Soon, Pop was done and we re-bundled and re-trundled home. I felt like I’d seen a secret, special part of his world. Now, whenever he was off at the lab, I could picture his desk and the lab and the animals. It felt like an extra Christmas present, that visit. A glimpse of a strange world where discoveries happened. Pop talked frequently about science and research and his work, not with a lot of detail but often with a lot of confidence and passion, and that visit gave me the sense that I might one day understand that.
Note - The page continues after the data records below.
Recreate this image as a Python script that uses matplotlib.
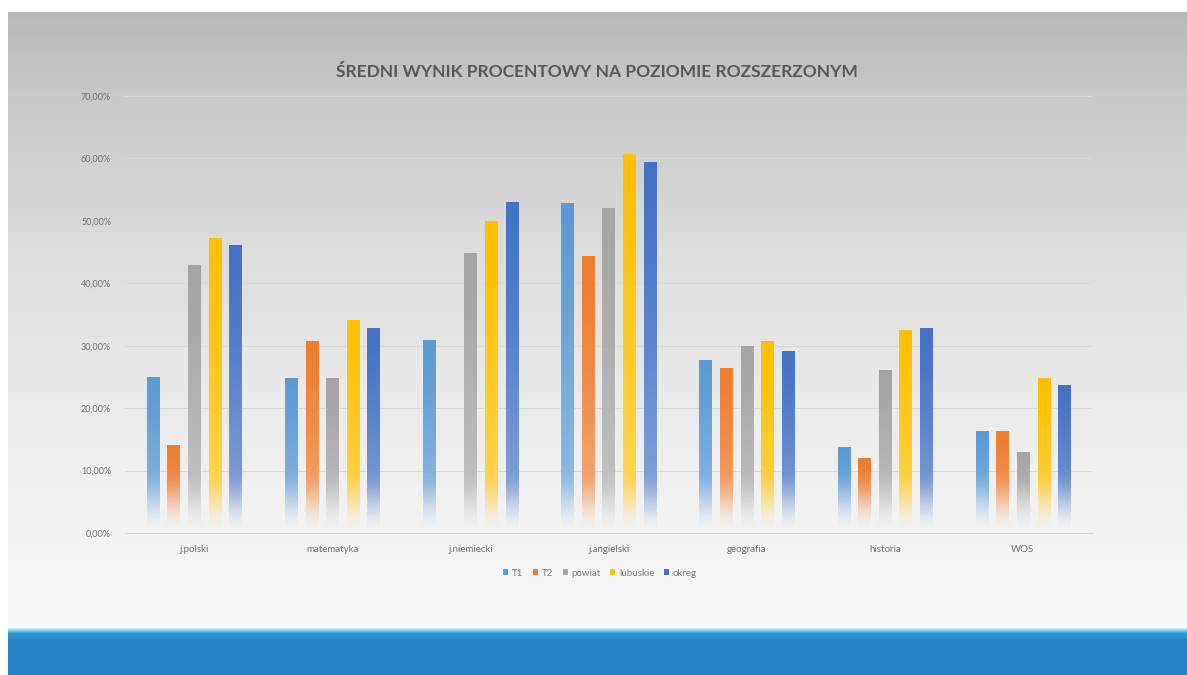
import numpy as np
import matplotlib
matplotlib.use("Agg")
from matplotlib import pyplot as plt
from matplotlib.patches import Patch
from matplotlib.ticker import FuncFormatter, MultipleLocator
from matplotlib.colors import to_rgb

# data (percent)
categories = ["j.polski", "matematyka", "j.niemiecki", "j.angielski", "geografia", "historia", "WOS"]
series_names = ["T1", "T2", "powiat", "lubuskie", "okreg"]
t1 = [25.0, 24.8, 30.9, 52.8, 27.7, 13.8, 16.4]
t2 = [14.1, 30.7, 0.0, 44.3, 26.5, 12.0, 16.4]
powiat = [42.9, 24.8, 44.8, 52.0, 30.0, 26.1, 12.9]
lubuskie = [47.2, 34.1, 49.9, 60.7, 30.7, 32.5, 24.9]
okreg = [46.1, 32.9, 53.1, 59.4, 29.2, 32.8, 23.7]
series = [t1, t2, powiat, lubuskie, okreg]
colors = ["#5b9bd5", "#ed7d31", "#a5a5a5", "#ffc000", "#4472c4"]

plt.rcParams['font.family'] = ['Lato', 'DejaVu Sans']

W, H = 1187, 675
fig = plt.figure(figsize=(W / 100, H / 100), dpi=100, facecolor="white")

# slide background: grey gradient + blue band at the bottom
bg = fig.add_axes([8 / W, 0, 1 - 8 / W, (H - 12) / H])
bg.set_axis_off()
rows = np.arange(12, H)
stops_y = [12, 100, 250, 400, 530, 600, 627, 629, 633, 640, 675]
stops_c = ["#b8b8b8", "#c9c9c9", "#dddddd", "#ebebeb", "#f3f3f3", "#f8f8f8",
           "#f8f8f8", "#9fdcf0", "#2a98d5", "#2783c6", "#2783c6"]
stops_rgb = np.array([to_rgb(c) for c in stops_c])
grad = np.stack([np.interp(rows, stops_y, stops_rgb[:, k]) for k in range(3)], axis=1)
bg.imshow(grad[:, None, :], aspect="auto", extent=[0, 1, 0, 1], origin="upper")
bg.set_xlim(0, 1)
bg.set_ylim(0, 1)

ax = fig.add_axes([125 / W, (H - 533) / H, (1092 - 125) / W, (533 - 96) / H])
ax.set_facecolor("none")

x = np.arange(len(categories))
step = 0.149
width = 0.087
N = 512
for i, (name, vals, col) in enumerate(zip(series_names, series, colors)):
    v = np.array(vals) / 100
    bars = ax.bar(x + (i - 2) * step, v, width, color="none", zorder=3)
    base = np.array(to_rgb(col))
    for rect, h in zip(bars, v):
        if h <= 0:
            continue
        k = np.linspace(0, 1, N)
        t = np.clip(h * k / 0.10, 0, 1)
        alpha = t * t * (3 - 2 * t)
        mix = 0.40 * (1 - k) ** 1.4
        rgb = base[None, :] * (1 - mix[:, None]) + mix[:, None]
        arr = np.concatenate([rgb, alpha[:, None]], axis=1)[:, None, :]
        x0 = rect.get_x()
        im = ax.imshow(arr, extent=[x0, x0 + rect.get_width(), 0, h], origin="lower",
                       aspect="auto", zorder=3, interpolation="bilinear")
        im.set_clip_path(rect)

ax.set_xlim(-0.5, len(categories) - 0.5)
ax.set_ylim(0, 0.70)
ax.yaxis.set_major_locator(MultipleLocator(0.10))
ax.yaxis.set_major_formatter(FuncFormatter(lambda v, p: f"{v * 100:.2f}%".replace(".", ",")))
ax.grid(axis="y", color="#d9d9d9", linewidth=0.7, zorder=0)
ax.set_axisbelow(True)
for s in ["top", "right", "left"]:
    ax.spines[s].set_visible(False)
ax.spines["bottom"].set_color("#d4d4d4")
ax.spines["bottom"].set_linewidth(0.8)
ax.set_xticks(x)
ax.set_xticklabels(categories)
ax.tick_params(axis="both", length=0, labelsize=6.5, colors="#6f6f6f")
ax.tick_params(axis="y", pad=10)
ax.tick_params(axis="x", pad=9, labelsize=7)

fig.text(597 / W, 1 - 72 / H, "ŚREDNI WYNIK PROCENTOWY NA POZIOMIE ROZSZERZONYM",
         ha="center", va="center", fontsize=12.5, fontweight="bold", color="#595959")

handles = [Patch(facecolor=c, edgecolor="none") for c in colors]
fig.legend(handles, series_names, loc="center", bbox_to_anchor=(600 / W, 1 - 573 / H),
           ncol=5, frameon=False, fontsize=7, handlelength=0.5, handleheight=0.5,
           handletextpad=0.4, columnspacing=1.0, labelcolor="#7a7a7a")

fig.savefig("out.png", dpi=100, facecolor=fig.get_facecolor())
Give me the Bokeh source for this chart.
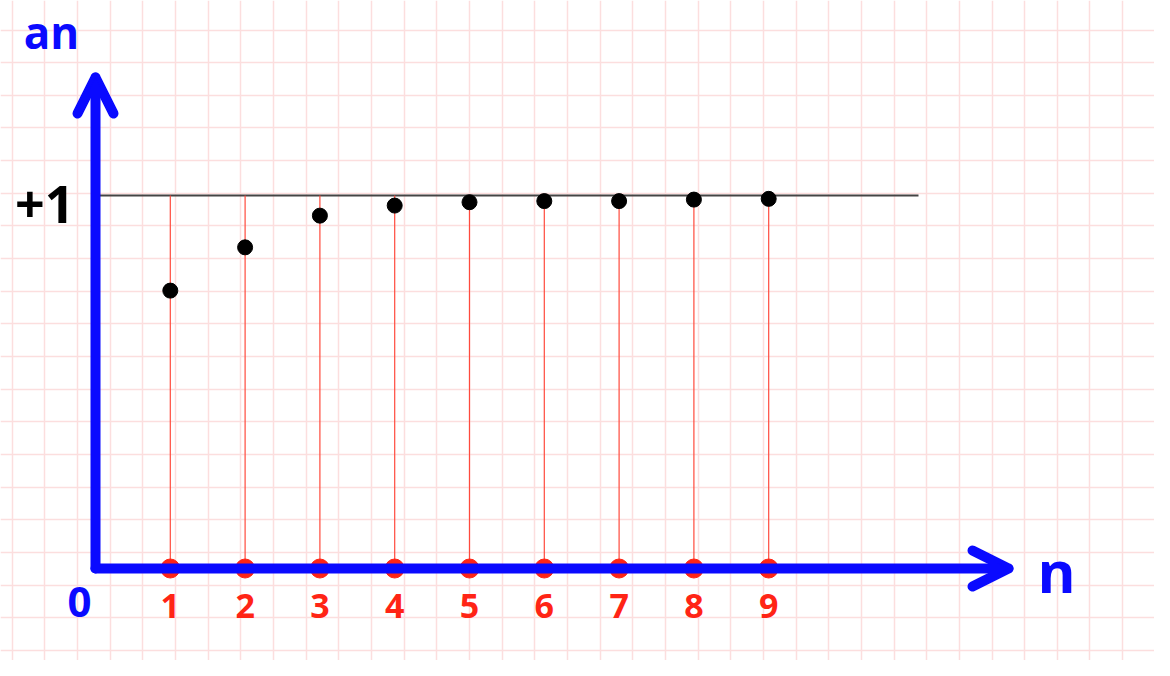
from bokeh.plotting import figure
from bokeh.models import Range1d, Grid, SingleIntervalTicker, Arrow, OpenHead
from bokeh.core.properties import value
from bokeh.embed import file_html
from bokeh.resources import INLINE

# ---- data ----
n_values = [1, 2, 3, 4, 5, 6, 7, 8, 9]
a_values = [0.745, 0.861, 0.946, 0.973, 0.982, 0.985, 0.985, 0.989, 0.991]
tick_labels = ["1", "2", "3", "4", "5", "6", "7", "8", "9"]
limit_value = 1.0
limit_label = "+1"
y_label = "an"
x_label = "n"
origin_label = "0"

# ---- layout (pixel mapping) ----
W, H = 1154, 660
PX0, PY0 = 95, 568                # origin in picture pixels
SX, SY = 74.8, 373.0              # pixels per unit

def X(px):  # picture px -> data x
    return (px - PX0) / SX

def Y(py):  # picture py -> data y
    return (PY0 - py) / SY

p = figure(width=W, height=H, output_backend="svg", toolbar_location=None,
           x_axis_type=None, y_axis_type=None, min_border=0,
           x_range=Range1d(-PX0 / SX, (W - PX0) / SX),
           y_range=Range1d(-(H - PY0) / SY, PY0 / SY))
p.outline_line_color = None
p.background_fill_color = "white"
p.border_fill_color = "white"

# graph-paper grid
p.extra_x_ranges = {"gx": Range1d(-11.7, W - 11.7)}
p.extra_y_ranges = {"gy": Range1d(H + 3.16, 3.16)}
gcol = "#fcdede"
p.add_layout(Grid(dimension=0, ticker=SingleIntervalTicker(interval=32.66), x_range_name="gx",
                  grid_line_color=gcol, grid_line_width=1.5))
p.add_layout(Grid(dimension=1, ticker=SingleIntervalTicker(interval=32.66), y_range_name="gy",
                  grid_line_color=gcol, grid_line_width=1.5))

blue = "#0a0aff"
red = "#ff2415"

# limit line
p.line([0, X(918)], [limit_value, limit_value], line_color="#444444", line_width=2)

# red stems
p.segment(x0=n_values, y0=[0] * len(n_values), x1=n_values, y1=[limit_value] * len(n_values),
          line_color="#ff4a3d", line_width=1.2)

# axes with arrows
for (xe, ye) in [(X(1008), 0), (0, Y(77))]:
    p.add_layout(Arrow(x_start=0, y_start=0, x_end=xe, y_end=ye,
                       line_color=blue, line_width=10, line_cap="round",
                       end=OpenHead(size=36, line_color=blue, line_width=10,
                                    line_cap="round", line_join="round")))

# red dots on axis
p.scatter(n_values, [0] * len(n_values), size=19, fill_color=red, line_color=red)

# black sequence dots
p.scatter(n_values, a_values, size=15, fill_color="black", line_color="black")

font = value("Open Sans")
# tick labels
p.text(x=n_values, y=[Y(605)] * len(n_values), text=tick_labels, text_color=red,
       text_font=font, text_font_style="bold", text_font_size="34px",
       text_align="center", text_baseline="alphabetic")

p.text(x=[X(51)], y=[Y(31)], text=[y_label], text_color=blue, text_font=font,
       text_font_style="bold", text_font_size="44px", text_align="center",
       text_baseline="alphabetic")
p.text(x=[X(1056)], y=[Y(570)], text=[x_label], text_color=blue, text_font=font,
       text_font_style="bold", text_font_size="58px", text_align="center",
       text_baseline="alphabetic")
p.text(x=[X(79)], y=[Y(601)], text=[origin_label], text_color=blue, text_font=font,
       text_font_style="bold", text_font_size="42px", text_align="center",
       text_baseline="alphabetic")
p.text(x=[X(74)], y=[Y(204)], text=[limit_label], text_color="black", text_font=font,
       text_font_style="bold", text_font_size="52px", text_align="right",
       text_baseline="alphabetic")

open("out.html", "w").write(file_html(p, INLINE))
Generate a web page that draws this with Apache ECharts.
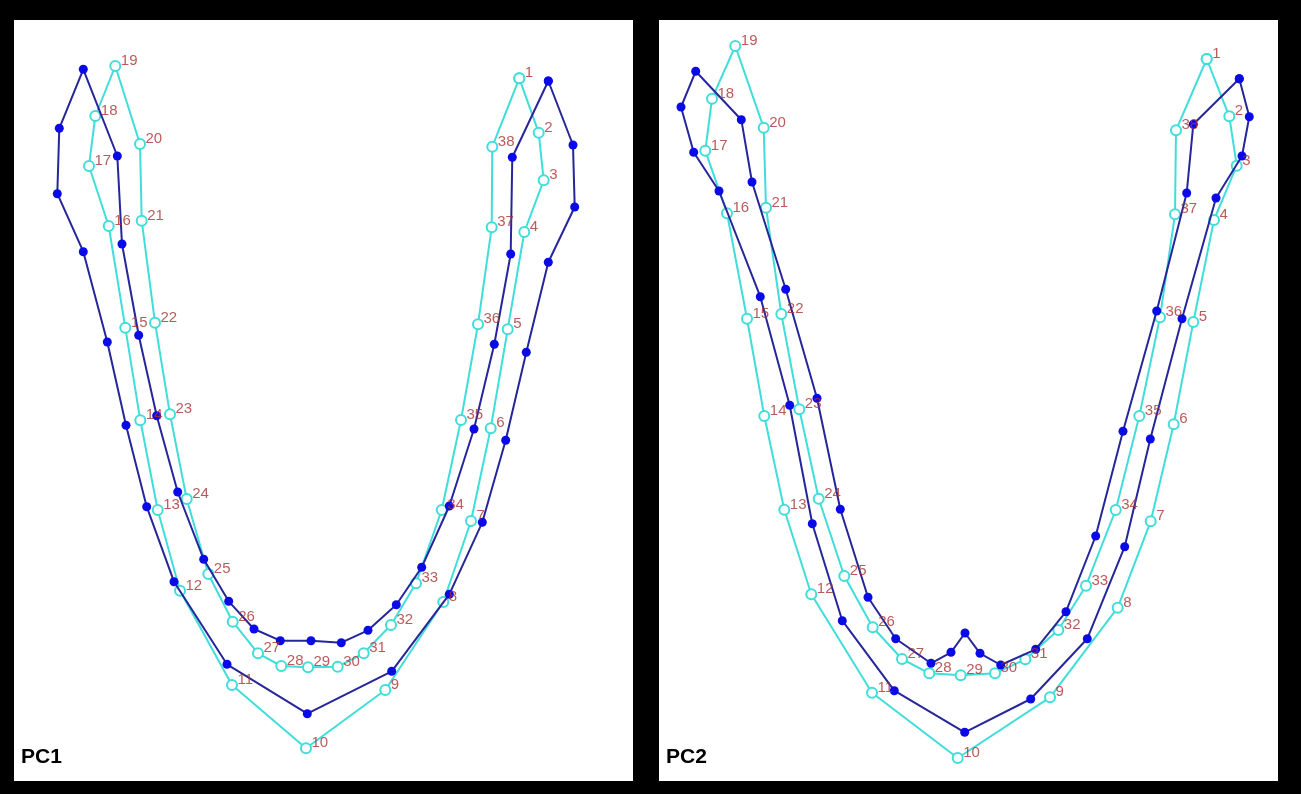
<!DOCTYPE html>
<html>
<head>
<meta charset="utf-8">
<script src="https://cdn.jsdelivr.net/npm/echarts@6/dist/echarts.min.js"></script>
<style>
html,body{margin:0;padding:0;background:#000;}
#c{width:1301px;height:794px;}
</style>
</head>
<body>
<div id="c"></div>
<script>
// Landmark coordinates (arbitrary units, y downward), 38 landmarks per outline
const pc1MeanX = [505.3,524.7,529.7,510.3,493.7,476.7,457,429.3,371.3,292,218,166,143.7,126.3,111.3,94.7,75,81.3,101.3,126,127.7,141,156,172.7,194.3,218.7,244,267.3,294,323.7,349.7,377,402,427.7,447,464,477.7,478.3];
const pc1MeanY = [58.3,112.7,160.3,212,309.3,408.3,501,582,670,728.3,665,570.7,490,400.3,307.7,206,146,96,46,124,200.7,302.7,394.3,479,554,601.7,633.3,646,647.3,646.7,633.3,605,563.3,490,400,304.3,207.3,126.7];
const pc1ModeX = [534.3,559,560.7,534.3,512.3,491.7,468.3,435.3,377.7,293.3,213,160,132.7,112,93.3,69.3,43.3,45.3,69.3,103.3,108,124.7,142.7,163.7,189.7,214.7,240,266.3,297,327.3,354,382.3,407.7,435.3,460,480.3,496.7,498.3];
const pc1ModeY = [61,125,187,242.3,332.3,420.3,502.3,574.3,651.3,693.7,644.3,561.7,486.7,405.3,322,231.7,173.7,108.3,49.3,136,224,315.3,395.7,472,539.3,581.3,609,620.7,620.7,622.7,610.3,584.7,547.3,486,409,324.3,234,137.3];

const pc2MeanX = [547.7,570.3,577.7,555,534.3,514.7,491.7,458.7,391,298.7,213,152.3,125.3,105.3,88,68,46.3,53,76.3,104.7,107,122.3,140.3,159.7,185.3,213.7,243,270.3,301.7,336,366.3,399.3,427,456.7,480.3,501,516,517];
const pc2MeanY = [39,96.3,145.7,200,302,404.3,501.3,587.7,677.3,738,672.7,574.3,489.7,396,298.7,193.3,130.7,78.7,26,107.7,187.7,294,389.3,478.7,556,607.3,639,653.3,655.3,653.3,639.3,610,565.7,490,396,297.3,194.3,110.3];
const pc2ModeX = [580.3,590.3,583,557,523,491.3,465.7,428.3,371.7,305.7,235.3,183.3,153.3,130.7,101.3,60,34.7,22,36.7,82.3,93,126.7,158,181.3,209,236.7,272,292,306,321,341.7,376.7,407,436.7,464,497.7,527.7,534.3];
const pc2ModeY = [58.7,96.7,136,178,298.7,419,526.7,618.7,679,712.3,670.7,600.7,503.7,385.3,276.7,171,132.3,87,51.3,99.7,162,269.3,378.3,489.3,577.3,618.7,643.3,632.3,613,633.3,645,629.3,591.7,516,411.3,291,173,104.3];

const panelTitles = ['PC1','PC2'];
const landmarkLabels = pc1MeanX.map((_, i) => String(i + 1));

const CYAN = '#3fdedb';
const NAVY = '#26269a';
const BLUE = '#0a0ae8';
const LABEL = '#a83232';

function closed(xs, ys) {
  const pts = xs.map((x, i) => [x, ys[i]]);
  pts.push(pts[0]);
  return pts;
}
function pts(xs, ys) { return xs.map((x, i) => [x, ys[i]]); }

const panels = [
  {mx: pc1MeanX, my: pc1MeanY, px: pc1ModeX, py: pc1ModeY, left: 14},
  {mx: pc2MeanX, my: pc2MeanY, px: pc2ModeX, py: pc2ModeY, left: 659}
];

const grid = [], xAxis = [], yAxis = [], series = [], graphic = [];
panels.forEach((p, k) => {
  grid.push({left: p.left, top: 20, width: 619, height: 761, show: true,
    backgroundColor: '#fff', borderWidth: 0});
  xAxis.push({type: 'value', gridIndex: k, min: 0, max: 619, show: false});
  yAxis.push({type: 'value', gridIndex: k, min: 0, max: 761, inverse: true, show: false});
  series.push({
    type: 'line', xAxisIndex: k, yAxisIndex: k, data: closed(p.mx, p.my),
    symbol: 'emptyCircle', symbolSize: 10, z: 2, animation: false,
    lineStyle: {color: CYAN, width: 2},
    itemStyle: {color: CYAN, borderColor: CYAN, borderWidth: 1}
  });
  series.push({
    type: 'line', xAxisIndex: k, yAxisIndex: k, data: closed(p.px, p.py),
    symbol: 'circle', symbolSize: 9, z: 3, animation: false,
    lineStyle: {color: NAVY, width: 2},
    itemStyle: {color: BLUE}
  });
  series.push({
    type: 'scatter', xAxisIndex: k, yAxisIndex: k, data: pts(p.mx, p.my),
    symbolSize: 1, z: 5, animation: false, silent: true,
    itemStyle: {color: 'rgba(0,0,0,0)'},
    label: {show: true, position: 'right', distance: 5, offset: [0, -5],
      formatter: (d) => landmarkLabels[d.dataIndex],
      color: LABEL, fontSize: 15, fontFamily: 'Liberation Sans, Arial, sans-serif'}
  });
  graphic.push({type: 'text', left: p.left + 7, top: 747,
    style: {text: panelTitles[k], fill: '#000', font: 'bold 21px "Liberation Sans", Arial, sans-serif'}});
});

const chart = echarts.init(document.getElementById('c'));
chart.setOption({backgroundColor: '#000', animation: false, grid, xAxis, yAxis, series, graphic});
</script>
</body>
</html>
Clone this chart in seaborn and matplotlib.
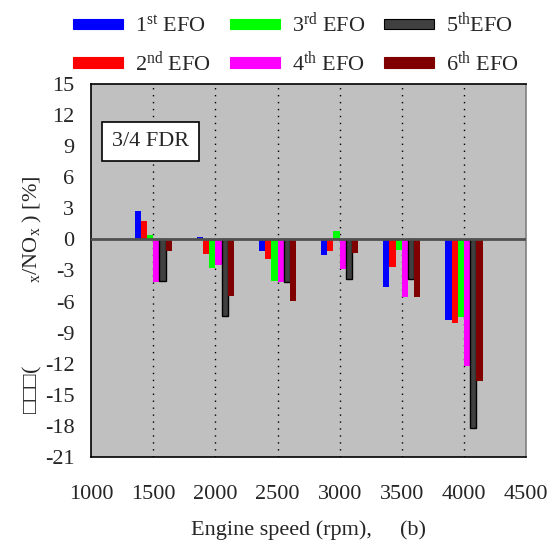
import matplotlib
matplotlib.use("Agg")
import matplotlib.pyplot as plt
import seaborn as sns
import pandas as pd
import numpy as np
from matplotlib.patches import Patch

speeds = [1500, 2000, 2500, 3000, 3500, 4000]
series = ["1st", "2nd", "3rd", "4th", "5th", "6th"]
efo1 = [2.7, 0.25, -1.1, -1.5, -4.6, -7.8]
efo2 = [1.8, -1.45, -1.9, -1.1, -2.7, -8.1]
efo3 = [0.4, -2.8, -4.0, 0.8, -1.0, -7.45]
efo4 = [-4.1, -2.5, -4.15, -2.85, -5.6, -12.2]
efo5 = [-4.05, -7.4, -4.1, -3.8, -3.8, -18.2]
efo6 = [-1.1, -5.5, -5.9, -1.35, -5.6, -13.7]
legend_labels = ["1$^{\\mathrm{st}}$ EFO", "2$^{\\mathrm{nd}}$ EFO", "3$^{\\mathrm{rd}}$ EFO",
                 "4$^{\\mathrm{th}}$ EFO", "5$^{\\mathrm{th}}$EFO", "6$^{\\mathrm{th}}$ EFO"]
colors = ["#0000FF", "#FF0000", "#00FF00", "#FF00FF", "#404040", "#800000"]
yticks = list(range(-21, 16, 3))
xticks = [1000, 1500, 2000, 2500, 3000, 3500, 4000, 4500]

rows = []
for s, vals in zip(series, [efo1, efo2, efo3, efo4, efo5, efo6]):
    for sp, v in zip(speeds, vals):
        rows.append({"speed": sp, "series": s, "value": v})
df = pd.DataFrame(rows)

sns.set_style("white")
plt.rcParams["font.family"] = ["Liberation Serif", "DejaVu Serif"]
plt.rcParams["mathtext.fontset"] = "custom"
plt.rcParams["mathtext.rm"] = "Liberation Serif"
plt.rcParams["mathtext.it"] = "Liberation Serif:italic"

fig = plt.figure(figsize=(5.55, 5.51), dpi=100)
ax = fig.add_axes([0.164, 0.1706, 0.784, 0.677])
ax.set_facecolor("#C0C0C0")

sns.barplot(data=df, x="speed", y="value", hue="series", native_scale=True,
            palette=colors, width=0.6, dodge=True, ax=ax, legend=False,
            errorbar=None, saturation=1, zorder=3)

for patch in ax.patches:
    fc = patch.get_facecolor()
    if abs(fc[0] - 0x40/255) < 0.02 and abs(fc[1] - 0x40/255) < 0.02:
        patch.set_edgecolor("black")
        patch.set_linewidth(1.0)
    else:
        patch.set_linewidth(0)

ax.set_xlim(1000, 4500)
ax.set_ylim(-21, 15)
ax.set_xticks(xticks)
ax.set_xticklabels([str(t) for t in xticks])
ax.set_yticks(yticks)
ax.set_yticklabels([str(t) for t in yticks])
ax.tick_params(axis="both", labelsize=16, direction="out", length=5, width=1, color="#333333")
ax.tick_params(axis="x", pad=15)
ax.tick_params(axis="y", pad=7)
for t in [1500, 2000, 2500, 3000, 3500, 4000]:
    ax.axvline(t, color="black", linestyle=(0, (1, 4)), linewidth=1, zorder=1)
ax.axhline(0, color="#505050", linewidth=2, zorder=4)

for side in ["left", "bottom", "top"]:
    ax.spines[side].set_color("black")
    ax.spines[side].set_linewidth(1.2)
ax.spines["right"].set_color("#808080")
ax.spines["right"].set_linewidth(1.2)

ax.set_xlabel("Engine speed (rpm),     (b)", fontsize=16, labelpad=12)
ax.set_ylabel("\u25a1\u25a1\u25a1(               $_{\\mathrm{x}}$/NO$_{\\mathrm{x}}$ ) [%]", fontsize=16,
              family=["Liberation Serif", "DejaVu Sans"])
ax.yaxis.set_label_coords(-0.107, 0.434)

ax.text(0.048, 0.845, "3/4 FDR", transform=ax.transAxes, fontsize=16, zorder=6,
        va="center", ha="left",
        bbox=dict(boxstyle="square,pad=0.45", facecolor="white", edgecolor="black", linewidth=1.2))

handles = [Patch(facecolor=c, edgecolor=("black" if c == "#404040" else c), linewidth=0.8)
           for c in colors]
fig.legend(handles, legend_labels, loc="upper center", bbox_to_anchor=(0.533, 1.015), ncol=3,
           frameon=False, fontsize=16, handlelength=2.25, handleheight=0.36,
           columnspacing=0.85, handletextpad=0.55, labelspacing=0.6)

fig.savefig("out.png", dpi=100)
Years later, as a student myself at that campus, I revisited the building a few times on my way to or from (or sometimes instead of) a class. I might have been seeking that sense of confidence and passion about science since my actual classes were not providing it, and was unsure what I would do beyond school. I could have been drifting down memory lane, seeking a familiar place (much as I did in my years at St. Paul’s College, still a location with beer in the cellars). Possibly, I was looking for that past and that man that I didn’t really know or understand any more. Once, I went into the small library in the building and found his thesis. It was too dense and technical to read much of, but the acknowledgements section included a bittersweet dedication that, at the time, I couldn’t read past.
I have since learned to understand the confidence and passion of scientific research, albeit a few steps removed from the lab and the bench. I’ve also learned better and safer lab and animal practices, which make me shudder when I consider the relatively primitive set-up I saw as a girl. My fascination and admiration for those toiling at the bench has not diminished, and I will always be grateful for Pop’s enthusiasm for the subject and for him sharing that world with me.